I had my second hypnotherapist visit today, which went very well. He didn’t actually hypnotize me—we just talked. It was very motivational and I left on a buzz and ready to take on some new writing projects. Now, will I be able to keep the forward thrust moving?
The most important point I must remember when it comes to dealing with my hatred of motherhood is that I am still doing quite a fine job of it. I mean—I am a perfectionist after all. Even though I am not thrilled with the day-to-day life I am living right now, I still love Genny. And it’s not like I have ever really loved normal day-to-day life, no matter what I was involved in.
That thought is just making me realize that perhaps I have never been truly happy as I suppose most normal people experience happiness.
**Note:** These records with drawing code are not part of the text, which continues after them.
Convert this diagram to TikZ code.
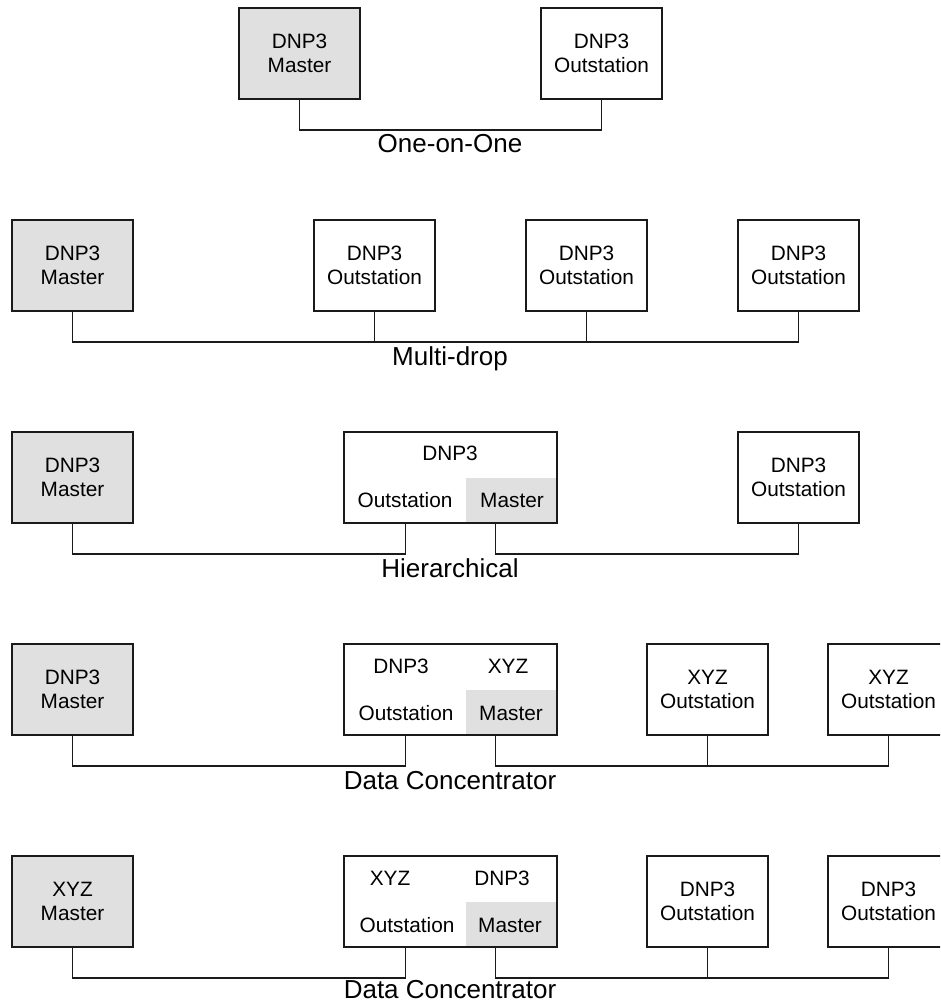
\documentclass[tikz,border=0pt]{standalone}
\usepackage{fontspec}
\setmainfont{Liberation Sans}
\usetikzlibrary{calc}
\definecolor{shade}{HTML}{E0E0E0}
\definecolor{ink}{HTML}{1A1A1A}

\begin{document}
\begin{tikzpicture}[x=0.75pt,y=-0.75pt,
	font=\fontsize{15.6}{18}\selectfont,
	unit/.style={draw=ink,line width=1.2pt,minimum width=90.75pt,minimum height=68.25pt,inner sep=0pt,align=center},
	master/.style={unit,fill=shade},
	conc/.style={draw=ink,line width=1.2pt,minimum width=159.75pt,minimum height=68.25pt,inner sep=0pt},
	cell/.style={fill=shade,minimum width=68.25pt,minimum height=34.1pt,inner sep=0pt},
	wire/.style={draw=ink,line width=1.2pt},
	caption/.style={font=\fontsize{19.5}{23}\selectfont,anchor=base}]
	\clip (0,0) rectangle (940,1005);
	% one-on-one
	\begin{scope}[shift={(0,8)}]
		\node[master] (m1) at (299.5,45.5) {DNP3\\Master};
		\node[unit] (o1) at (601.5,45.5) {DNP3\\Outstation};
		\draw[wire] (m1.south) -- ++(0,30) -| (o1.south);
		\node[caption] (l1) at (450,145) {One-on-One};
	\end{scope}
	% multi-drop
	\begin{scope}[shift={(0,220)}]
		\node[master] (m2) at (72.5,45.5) {DNP3\\Master};
		\foreach \name/\xpos in {o2a/374.5, o2b/586.5, o2c/798.5} {
			\node[unit] (\name) at (\xpos,45.5) {DNP3\\Outstation};
		}
		\draw[wire] (m2.south) -- ++(0,30) -| (o2c.south);
		\foreach \name in {o2a,o2b} {
			\draw[wire] (\name.south) -- ++(0,30);
		}
		\node[caption] (l2) at (450,145) {Multi-drop};
	\end{scope}
	% hierarchical
	\begin{scope}[shift={(0,432)}]
		\node[master] (m3) at (72.5,45.5) {DNP3\\Master};
		\node[cell] (c3) at (511.5,68.25) {};
		\node[conc] (dc3) at (450.5,45.5) {};
		\node (dc3t) at (450,21) {DNP3};
		\node (dc3o) at (405,68) {Outstation};
		\node (dc3m) at (512,68) {Master};
		\node[unit] (o3) at (798.5,45.5) {DNP3\\Outstation};
		\draw[wire] (m3.south) -- ++(0,30) -| ($(dc3.south)+(-45,0)$);
		\draw[wire] ($(dc3.south)+(45,0)$) -- ++(0,30) -| (o3.south);
		\node[caption] (l3) at (450,145) {Hierarchical};
	\end{scope}
	% data concentrator, DNP3 to XYZ
	\begin{scope}[shift={(0,644)}]
		\node[master] (m4) at (72.5,45.5) {DNP3\\Master};
		\node[cell] (c4) at (511.5,68.25) {};
		\node[conc] (dc4) at (450.5,45.5) {};
		\node (dc4t) at (401,22) {DNP3};
		\node (dc4u) at (508,22) {XYZ};
		\node (dc4o) at (406,69) {Outstation};
		\node (dc4m) at (511,69) {Master};
		\node[unit] (o4a) at (707.5,45.5) {XYZ\\Outstation};
		\node[unit] (o4b) at (888.5,45.5) {XYZ\\Outstation};
		\draw[wire] (m4.south) -- ++(0,30) -| ($(dc4.south)+(-45,0)$);
		\draw[wire] ($(dc4.south)+(45,0)$) -- ++(0,30) -| (o4b.south);
		\draw[wire] (o4a.south) -- ++(0,30);
		\node[caption] (l4) at (450,145) {Data Concentrator};
	\end{scope}
	% data concentrator, XYZ to DNP3
	\begin{scope}[shift={(0,856)}]
		\node[master] (m5) at (72.5,45.5) {XYZ\\Master};
		\node[cell] (c5) at (511.5,68.25) {};
		\node[conc] (dc5) at (450.5,45.5) {};
		\node (dc5t) at (390,22) {XYZ};
		\node (dc5u) at (502,22) {DNP3};
		\node (dc5o) at (407,69) {Outstation};
		\node (dc5m) at (510,69) {Master};
		\node[unit] (o5a) at (707.5,45.5) {DNP3\\Outstation};
		\node[unit] (o5b) at (888.5,45.5) {DNP3\\Outstation};
		\draw[wire] (m5.south) -- ++(0,30) -| ($(dc5.south)+(-45,0)$);
		\draw[wire] ($(dc5.south)+(45,0)$) -- ++(0,30) -| (o5b.south);
		\draw[wire] (o5a.south) -- ++(0,30);
		\node[caption] (l5) at (450,142) {Data Concentrator};
	\end{scope}
\end{tikzpicture}
\end{document}
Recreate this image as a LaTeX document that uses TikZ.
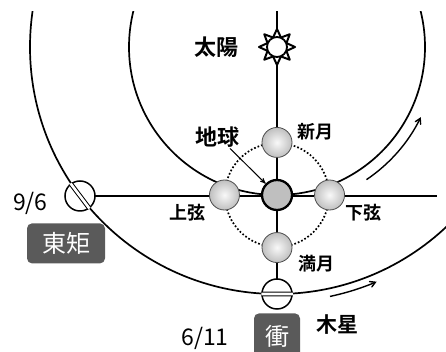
\documentclass[tikz,border=0pt]{standalone}
\usepackage{fontspec}
\setmainfont{Noto Sans CJK JP}[BoldFont={Noto Sans CJK JP Bold}]
\usepackage{tikz}
\usetikzlibrary{arrows,positioning}
\definecolor{tagfill}{RGB}{90,90,90}

\begin{document}
\begin{tikzpicture}[x=1pt,y=1pt,>=stealth',line width=1.3pt,node distance=21pt,
    moon/.style={circle,minimum size=30pt,inner sep=0pt,draw=gray!60!black,line width=.8pt,inner color=gray!5,outer color=gray!50},
    planet/.style={circle,minimum size=30pt,inner sep=0pt,draw,line width=1.5pt,fill=white},
    tag/.style={fill=tagfill,text=white,rounded corners=5pt,inner sep=0pt,font=\fontsize{24}{24}\selectfont},
    lbl/.style={inner sep=0pt,font=\bfseries\fontsize{18}{18}\selectfont},
    big/.style={inner sep=0pt,font=\bfseries\fontsize{22}{22}\selectfont},
    date/.style={inner sep=0pt,font=\fontsize{23}{23}\selectfont}]
  \useasboundingbox (0,0) rectangle (446,352);
  \coordinate (sun) at (277,305);
  \coordinate (e) at (277,157);
  \coordinate (j1) at (80,156);
  \coordinate (j2) at (277,58);
  \coordinate (top) at (277,352);
  \coordinate (farend) at (437,156);

  % orbits and axes
  \begin{scope}
    \clip (0,0) rectangle (446,340);
    \draw[line width=1.7pt] (sun) circle (148) (sun) circle (247);
    \draw (top) -- (j2);
  \end{scope}
  \draw (j1) -- (farend);
  \draw[dotted,line width=1.7pt] (e) circle (52);
  \draw[-angle 60,line width=1.4pt] ([shift={(-56:160)}]sun) arc[start angle=-56,end angle=-26,radius=160];
  \draw[-angle 60,line width=1.4pt] ([shift={(-78:255)}]sun) arc[start angle=-78,end angle=-67,radius=255];

  % sun
  \foreach \a in {0,45,...,315}
    \draw[fill=white,line width=2pt,line join=round] ([shift={(\a-24:10)}]sun) -- ([shift={(\a:18)}]sun) -- ([shift={(\a+24:10)}]sun) -- cycle;
  \node[circle,draw,fill=white,line width=1.8pt,minimum size=20pt,inner sep=0pt] (sundisk) at (sun) {};

  \node[circle,draw,fill=gray!50,line width=2.3pt,minimum size=30pt,inner sep=0pt] (earth) at (e) {};
  \node[moon] (newmoon)   [above=of earth] {};
  \node[moon] (fullmoon)  [below=of earth] {};
  \node[moon] (leftmoon)  [left=of earth]  {};
  \node[moon] (rightmoon) [right=of earth] {};

  \node[planet] (jup1) at (j1) {};
  \node[planet] (jup2) at (j2) {};
  \draw[double,double distance=2.6pt,line width=1pt] (jup1.127) -- (jup1.-53) (jup2.west) -- (jup2.east);

  \node[big,left=27pt of sundisk] (sunlbl) {太陽};
  \node[big,left=21pt of newmoon,yshift=5pt] (earthlbl) {地球};
  \draw[->,line width=1pt] ([xshift=12pt]earthlbl.south) -- (earth.north west);
  \node[lbl,right=4pt of newmoon,yshift=11pt] {新月};
  \node[lbl,right=5pt of fullmoon,yshift=-16pt] {満月};
  \node[lbl,left=3pt of leftmoon,yshift=-18pt] {上弦};
  \node[lbl,right=0pt of rightmoon,yshift=-18pt] {下弦};

  \node[date,left=16pt of jup1,yshift=-7pt] {9/6};
  \node[tag,minimum width=78pt,minimum height=40pt,below=11pt of jup1,xshift=-14pt] (quad) {東矩};
  \node[tag,minimum width=46pt,minimum height=45pt,below=3pt of jup2] (opp) {衝};
  \node[date,left=24pt of opp,yshift=-3pt] {6/11};
  \node[big,font=\bfseries\fontsize{21}{21}\selectfont,right=15pt of opp,yshift=11pt] {木星};
\end{tikzpicture}
\end{document}
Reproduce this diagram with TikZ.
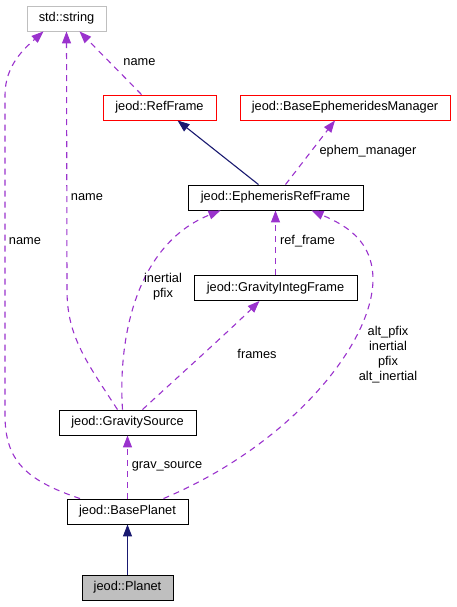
\documentclass[tikz,border=0pt]{standalone}
\usepackage{fontspec}
\setmainfont{Liberation Sans}
\usetikzlibrary{arrows.meta,calc}
\definecolor{dep}{HTML}{9A32CD}
\definecolor{inh}{HTML}{191970}
\definecolor{grayb}{HTML}{BFBFBF}
\begin{document}
\begin{tikzpicture}[x=1pt,y=-1pt,
  every node/.style={font=\fontsize{12.8}{15}\selectfont},
  box/.style={draw=black,line width=0.9pt,minimum height=25pt,inner sep=0pt,fill=white},
  redbox/.style={box,draw=red},
  graybox/.style={box,draw=grayb},
  depedge/.style={draw=dep,line width=1.1pt,dash pattern=on 6pt off 5pt,-{Triangle[length=12pt,width=9pt]},dep},
  inhedge/.style={draw=inh,line width=1.1pt,-{Triangle[length=12pt,width=9pt]},inh},
  lbl/.style={align=center,inner sep=0pt}]
\useasboundingbox (0,0) rectangle (456,607);
\node[graybox,minimum width=79pt] (str) at (66.5,18.5) {std::string};
\node[redbox,minimum width=113pt] (ref) at (159.5,107.5) {jeod::RefFrame};
\node[redbox,minimum width=210pt] (bem) at (345,107.5) {jeod::BaseEphemeridesManager};
\node[box,minimum width=175pt] (erf) at (275.5,197.5) {jeod::EphemerisRefFrame};
\node[box,minimum width=163pt] (gif) at (275.5,288) {jeod::GravityIntegFrame};
\node[box,minimum width=137pt] (gs) at (127.5,422.5) {jeod::GravitySource};
\node[box,minimum width=121pt] (bp) at (127.5,511.5) {jeod::BasePlanet};
\node[box,fill=grayb,minimum width=91pt] (pl) at (127.5,587.5) {jeod::Planet};

% RefFrame -> string
\draw[depedge] ([xshift=-18pt]ref.north) -- ([xshift=13pt]str.south);
\node[lbl] (l1) at (139.5,62) {name};
% EphemerisRefFrame -> RefFrame
\draw[inhedge] ([xshift=-17pt]erf.north) -- ([xshift=18pt]ref.south);
% EphemerisRefFrame -> BaseEphemeridesManager
\draw[depedge] ([xshift=10pt]erf.north) -- ([xshift=-10pt]bem.south);
\node[lbl] (l2) at (368,151.5) {ephem\_manager};
% GravityIntegFrame -> EphemerisRefFrame
\draw[depedge] (gif.north) -- (erf.south);
\node[lbl] (l3) at (307.5,240.7) {ref\_frame};
% GravitySource -> EphemerisRefFrame
\draw[depedge] ([xshift=-5pt]gs.north) .. controls (118,340) and (135,245) .. ([xshift=-55pt]erf.south);
\node[lbl] (l4) at (163,287) {inertial\\pfix};
% GravitySource -> GravityIntegFrame
\draw[depedge] ([xshift=15pt]gs.north) .. controls (180,375) and (230,330) .. ([xshift=-16pt]gif.south);
\node[lbl] (l5) at (257,354) {frames};
% GravitySource -> string
\draw[depedge] ([xshift=-10pt]gs.north) .. controls (85,360) and (67,335) .. (67,290) -- (str.south);
\node[lbl] (l6) at (87,196.7) {name};
% BasePlanet -> string
\draw[depedge] ([xshift=-47.5pt]bp.north) .. controls (25,480) and (5,460) .. (5,415) -- (5,95) .. controls (5,65) and (25,48) .. ([xshift=-23pt]str.south);
\node[lbl] (l7) at (25,241) {name};
% BasePlanet -> GravitySource
\draw[depedge] (bp.north) -- (gs.south);
\node[lbl] (l8) at (167,466.7) {grav\_source};
% BasePlanet -> EphemerisRefFrame
\draw[depedge] ([xshift=36pt]bp.north) .. controls (290,445) and (372,345) .. (373,280) .. controls (373,240) and (345,225) .. ([xshift=36pt]erf.south);
\node[lbl] (l9) at (388,354.5) {alt\_pfix\\inertial\\pfix\\alt\_inertial};
% Planet -> BasePlanet
\draw[inhedge] (pl.north) -- (bp.south);
\end{tikzpicture}
\end{document}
Is it that I have a mixed-up notion about what true happiness is? Or has depression always caused me to blame the external circumstances of my life for the sadness I feel? Maybe it doesn’t matter what is going on in my life—maybe I will always hate whatever I am doing.
Hmm…if I was just to assume that this is true, that it is not so much what I am doing in my life that I hate, but rather just this snarky depression making me think I hate whatever I’m doing, would that free me in any way to enjoy my life more? Maybe I can find a way to sidestep my depression by laughing when I feel hatred of everyday life knowing that I don’t really hate life, my depression only wants me to think that. But what does my depression gain from occupying me?
How interesting that I talk about my depression as though it is a thing of and to itself, like it’s not an illness or a feeling, but rather an unwelcome intruder creeping through my brain, trying to infiltrate my soul—well, no, I think the infiltration has already happened. I just have to find a way to force out the invader, so that I can enjoy watching my daughter grow up.
I imagine my whole life has been about trying to find ways to defeat the enemy. As an actress, I was allowed to be somebody else and escape my own darkness on a regular basis. As an exotic dancer, I got to pretend that I was a happy-go-lucky gal who just wanted to prance around naked. As a writer and a yogini, I get to delve into the meaning of the pit within me and try to find ways to restructure and deal with the darkness.
For Genevieve, I’d really like to banish depression once and for all, but I don’t want to put too much pressure upon myself and then only get more depressed because I don’t succeed.
And I come to the end of another day in my life. I close my eyes and see Genny’s drool-dripped chin telescoping toward me and I feel a wet pucker on my nose and I smile and I feel good.